Still, the core message from Lakshman is not simply about one company’s product roadmap. It is about how decentralized coordination could make infrastructure businesses more adaptable in places where traditional deployment models have left major gaps.

Beyond internet access

Lakshman also framed DePIN as a model with applications far beyond internet connectivity. In his description, it can serve as a hyper-growth platform for almost any infrastructure category, particularly where systems are still immature and demand is rising quickly. He specifically pointed to areas such as communications, mobility, and compute as sectors where decentralized infrastructure approaches may find strong product-market fit.

His argument is that developing markets offer “greenfield” conditions.

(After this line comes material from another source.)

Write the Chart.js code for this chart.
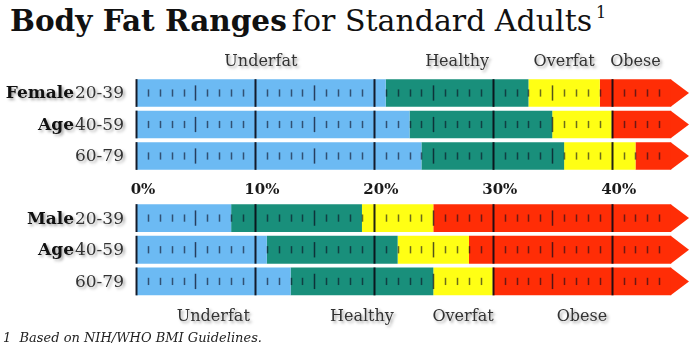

Unlike many developed economies, where major infrastructure is already built and markets are saturated, large parts of the developing world still need foundational systems. That creates room for new models that can expand quickly, lower costs, and stay technologically current because they are designed to incentivize continual participation and expansion.

From that perspective, DePIN becomes less a niche crypto narrative and more an infrastructure thesis. If the model can solve real-world problems more cheaply and more inclusively, its strongest opportunities may emerge not in the most mature markets, but in the places where infrastructure deficits remain most severe.

A developing-world thesis for DePIN

Lakshman’s most direct conclusion is that the next major DePIN success story is likely to come from the developing world. His reasoning is practical rather than ideological: this is where the need is greatest, the infrastructure base is weakest, and the social and economic gains from improved access could be most significant. In those settings, decentralized networks are not just an experiment in alternative coordination. They are a response to real shortages in connectivity and essential services.

Whether DePIN can consistently deliver on those promises remains a question the market will continue to test. But Lakshman’s case for India is clear. The country’s broadband deficit, large underserved population, and need for scalable innovation make it a natural arena for experimentation. If decentralized infrastructure can prove itself there, its relevance to the wider developing world could become much harder to ignore.